Lately I have been doing a lot of catching up on things. Have been trying to catch up on laundry, organization, hanging out with friends, resting and anything else I can think of. It almost feels like catching up has become a bit opressive. A little part of me wants to catch up on NOT catching up! Anyone get what I mean?
I mean, it's not like I don't enjoy being productive. Definitely feel great when I'm productive, but sometimes it's overwhelming! Summer is ticking away faster than I expected and Elena will be back in school by the middle of August. I had lofty plans of "gutting" out all my disorganize rooms and closets and getting them cleaned. Time is not my friend though because things are not getting done as quickly as I thought they would be. Darn that lack of motivation!

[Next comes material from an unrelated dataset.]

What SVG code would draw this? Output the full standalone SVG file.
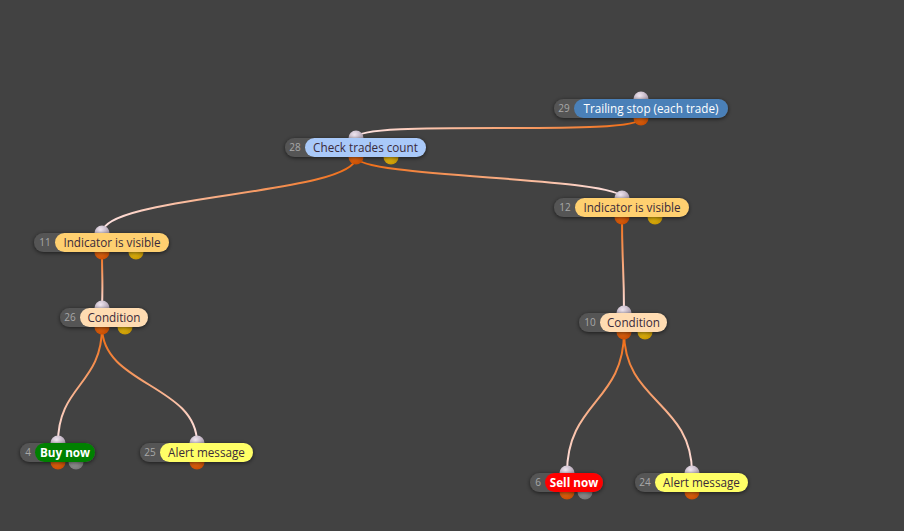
<svg xmlns="http://www.w3.org/2000/svg" width="904" height="531" viewBox="0 0 904 531">
<defs>
<style>
.outer{fill:#555555;filter:url(#sh)}
.num{font-family:"Open Sans","Liberation Sans",sans-serif;font-size:10px;fill:#a8a8a8;text-anchor:middle}
.lbl{font-family:"Open Sans","Liberation Sans",sans-serif;font-size:11.7px;fill:#3a2a3a;text-anchor:middle}
.lblw{font-family:"Open Sans","Liberation Sans",sans-serif;font-size:11.7px;fill:#ffffff;text-anchor:middle}
.bold{font-weight:bold}
.kin{fill:url(#gIn)}
.kout{fill:url(#gOut)}
.kyel{fill:url(#gYel)}
.kgray{fill:url(#gGray)}
.conn{fill:none;stroke-width:2}
</style>
<filter id="sh" x="-20%" y="-50%" width="140%" height="200%">
<feDropShadow dx="0" dy="1" stdDeviation="2" flood-color="#000" flood-opacity="0.6"/>
</filter>
<radialGradient id="gIn" cx="0.4" cy="0.3" r="0.8"><stop offset="0" stop-color="#f2e8f2"/><stop offset="1" stop-color="#9a8a9e"/></radialGradient>
<radialGradient id="gOut" cx="0.4" cy="0.3" r="0.8"><stop offset="0" stop-color="#ff7a1a"/><stop offset="1" stop-color="#c04800"/></radialGradient>
<radialGradient id="gYel" cx="0.4" cy="0.3" r="0.8"><stop offset="0" stop-color="#ffd21a"/><stop offset="1" stop-color="#c09000"/></radialGradient>
<radialGradient id="gGray" cx="0.4" cy="0.3" r="0.8"><stop offset="0" stop-color="#b0b0b0"/><stop offset="1" stop-color="#707070"/></radialGradient>
<linearGradient id="c1" gradientUnits="userSpaceOnUse" x1="641" y1="118" x2="356" y2="138"><stop offset="0" stop-color="#f06a10"/><stop offset="1" stop-color="#ffe4e4"/></linearGradient>
<linearGradient id="c2" gradientUnits="userSpaceOnUse" x1="356" y1="157" x2="622" y2="198"><stop offset="0" stop-color="#f06a10"/><stop offset="1" stop-color="#ffe4e4"/></linearGradient>
<linearGradient id="c3" gradientUnits="userSpaceOnUse" x1="356" y1="157" x2="102" y2="233"><stop offset="0" stop-color="#f06a10"/><stop offset="1" stop-color="#ffe4e4"/></linearGradient>
<linearGradient id="c4" gradientUnits="userSpaceOnUse" x1="102" y1="252" x2="102" y2="308"><stop offset="0" stop-color="#f06a10"/><stop offset="1" stop-color="#ffe4e4"/></linearGradient>
<linearGradient id="c5" gradientUnits="userSpaceOnUse" x1="622" y1="217" x2="624" y2="313"><stop offset="0" stop-color="#f06a10"/><stop offset="1" stop-color="#ffe4e4"/></linearGradient>
<linearGradient id="c6" gradientUnits="userSpaceOnUse" x1="102" y1="327" x2="58" y2="443"><stop offset="0" stop-color="#f06a10"/><stop offset="1" stop-color="#ffe4e4"/></linearGradient>
<linearGradient id="c7" gradientUnits="userSpaceOnUse" x1="102" y1="327" x2="197" y2="443"><stop offset="0" stop-color="#f06a10"/><stop offset="1" stop-color="#ffe4e4"/></linearGradient>
<linearGradient id="c8" gradientUnits="userSpaceOnUse" x1="624" y1="332" x2="567" y2="473"><stop offset="0" stop-color="#f06a10"/><stop offset="1" stop-color="#ffe4e4"/></linearGradient>
<linearGradient id="c9" gradientUnits="userSpaceOnUse" x1="624" y1="332" x2="692" y2="473"><stop offset="0" stop-color="#f06a10"/><stop offset="1" stop-color="#ffe4e4"/></linearGradient>
</defs>
<rect width="904" height="531" fill="#424242"/>
<g id="connectors">
<path class="conn" stroke="url(#c1)" d="M641,118 C641,138 356,118 356,138"/>
<path class="conn" stroke="url(#c2)" d="M356,157 C356,178 622,177 622,198"/>
<path class="conn" stroke="url(#c3)" d="M356,157 C356,195 102,195 102,233"/>
<path class="conn" stroke="url(#c4)" d="M102,252 C102,280 103,280 102,308"/>
<path class="conn" stroke="url(#c5)" d="M622,217 C622,265 624,265 624,313"/>
<path class="conn" stroke="url(#c6)" d="M102,327 C102,385 58,385 58,443"/>
<path class="conn" stroke="url(#c7)" d="M102,327 C102,385 197,385 197,443"/>
<path class="conn" stroke="url(#c8)" d="M624,332 C624,402 567,402 567,473"/>
<path class="conn" stroke="url(#c9)" d="M624,332 C624,402 692,402 692,473"/>
</g>
<g id="node29">
<circle class="kin" cx="641" cy="99" r="7.5"/><circle class="kout" cx="641" cy="118" r="7.5"/>
<rect class="outer" x="554" y="99" width="174" height="19" rx="9.5"/>
<rect x="574" y="99" width="154" height="19" rx="9.5" fill="#4a80b8"/>
<text class="num" x="564" y="112">29</text>
<text class="lblw" x="651" y="112.5">Trailing stop (each trade)</text>
</g>
<g id="node28">
<circle class="kin" cx="356" cy="138" r="7.5"/><circle class="kout" cx="356" cy="157" r="7.5"/><circle class="kyel" cx="391" cy="157" r="7.5"/>
<rect class="outer" x="285" y="138" width="141" height="19" rx="9.5"/>
<rect x="305" y="138" width="121" height="19" rx="9.5" fill="#a9c9f9"/>
<text class="num" x="295" y="151">28</text>
<text class="lbl" x="365.5" y="151.5">Check trades count</text>
</g>
<g id="node12">
<circle class="kin" cx="622" cy="198" r="7.5"/><circle class="kout" cx="622" cy="217" r="7.5"/><circle class="kyel" cx="655" cy="217" r="7.5"/>
<rect class="outer" x="554" y="198" width="135" height="19" rx="9.5"/>
<rect x="575" y="198" width="114" height="19" rx="9.5" fill="#ffd070"/>
<text class="num" x="565" y="211">12</text>
<text class="lbl" x="632" y="211.5">Indicator is visible</text>
</g>
<g id="node11">
<circle class="kin" cx="102" cy="233" r="7.5"/><circle class="kout" cx="102" cy="252" r="7.5"/><circle class="kyel" cx="136" cy="252" r="7.5"/>
<rect class="outer" x="34" y="233" width="135" height="19" rx="9.5"/>
<rect x="55" y="233" width="114" height="19" rx="9.5" fill="#ffd070"/>
<text class="num" x="45" y="246">11</text>
<text class="lbl" x="112" y="246.5">Indicator is visible</text>
</g>
<g id="node26">
<circle class="kin" cx="102" cy="308" r="7.5"/><circle class="kout" cx="102" cy="327" r="7.5"/><circle class="kyel" cx="125" cy="327" r="7.5"/>
<rect class="outer" x="60" y="308" width="88" height="19" rx="9.5"/>
<rect x="80" y="308" width="68" height="19" rx="9.5" fill="#ffdcb2"/>
<text class="num" x="70" y="321">26</text>
<text class="lbl" x="114" y="321.5">Condition</text>
</g>
<g id="node10">
<circle class="kin" cx="624" cy="313" r="7.5"/><circle class="kout" cx="624" cy="332" r="7.5"/><circle class="kyel" cx="645" cy="332" r="7.5"/>
<rect class="outer" x="579" y="313" width="88" height="19" rx="9.5"/>
<rect x="600" y="313" width="67" height="19" rx="9.5" fill="#ffdcb2"/>
<text class="num" x="590" y="326">10</text>
<text class="lbl" x="633.5" y="326.5">Condition</text>
</g>
<g id="node4">
<circle class="kin" cx="58" cy="443" r="7.5"/><circle class="kout" cx="58" cy="462" r="7.5"/><circle class="kgray" cx="76" cy="462" r="7.5"/>
<rect class="outer" x="20" y="443" width="75" height="19" rx="9.5"/>
<rect x="35" y="443" width="60" height="19" rx="9.5" fill="#008000"/>
<text class="num" x="28" y="456">4</text>
<text class="lblw bold" x="65" y="456.5">Buy now</text>
</g>
<g id="node25">
<circle class="kin" cx="197" cy="443" r="7.5"/><circle class="kout" cx="197" cy="462" r="7.5"/>
<rect class="outer" x="140" y="443" width="113" height="19" rx="9.5"/>
<rect x="160" y="443" width="93" height="19" rx="9.5" fill="#ffff66"/>
<text class="num" x="150" y="456">25</text>
<text class="lbl" x="206.5" y="456.5">Alert message</text>
</g>
<g id="node6">
<circle class="kin" cx="567" cy="473" r="7.5"/><circle class="kout" cx="567" cy="492" r="7.5"/><circle class="kgray" cx="585" cy="492" r="7.5"/>
<rect class="outer" x="530" y="473" width="73" height="19" rx="9.5"/>
<rect x="545" y="473" width="58" height="19" rx="9.5" fill="#ff0000"/>
<text class="num" x="538" y="486">6</text>
<text class="lblw bold" x="574" y="486.5">Sell now</text>
</g>
<g id="node24">
<circle class="kin" cx="692" cy="473" r="7.5"/><circle class="kout" cx="692" cy="492" r="7.5"/>
<rect class="outer" x="635" y="473" width="113" height="19" rx="9.5"/>
<rect x="655" y="473" width="93" height="19" rx="9.5" fill="#ffff66"/>
<text class="num" x="645" y="486">24</text>
<text class="lbl" x="701.5" y="486.5">Alert message</text>
</g>
</svg>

I don't expect to be Martha Stewart. I don't even try to think I'm going to have the perfect home or anything, but sometimes I wish that being more organized would come more easily. Alas, my house is full of clutter. I suppose that saying about "pardon my messy home were making happy memories" will just have to be enough for me. Definitely don't want my children remembering me as someone who was POSSESED with an obsessiveness for perfection, but I also want to have an environment that feels peaceful, not like were buried alive. I'm not saying it's like we live in an episode of Hoarders, but sometimes I feel like I could do better with keeping things organized.
I digress. I need to be ok with the fact that my house has clutter. Thanks for listening.
Anyway, lately of also feel like I haven't really seen too much of my friends. It's not a big deal, but sometimes I like to feel like I spending time and talking to people. Honestly, it's not as though I have been alone or anything. I spent a lot of time around friends and family, but sometimes I just look for that "quality discussion" time. You know? Maybe I'm just emotional or something? Lol. Yeah, that's probably it. I tend to be really sensitive at certain times and I think one of those seasons is now. Not to worry folks! That's not to say that you should keep your distance walk on egg shells around me. Not at all. :)
Honestly, it's been good. God has been good. Everything has just been blessed. It's mostly just emotional I think. And I just need to get a grip.
Anyone ever feel this way? Emotional, but things are really actually going well?
Perhaps I'm just going crazy. Maybe this is just a season.
Anyway, this post went a different direction than I was expecting it to go. I was honestly just thinking I would talk about what I'm catching up on. Instead it was a full on vent about my emotional state. I appreciate your reading this.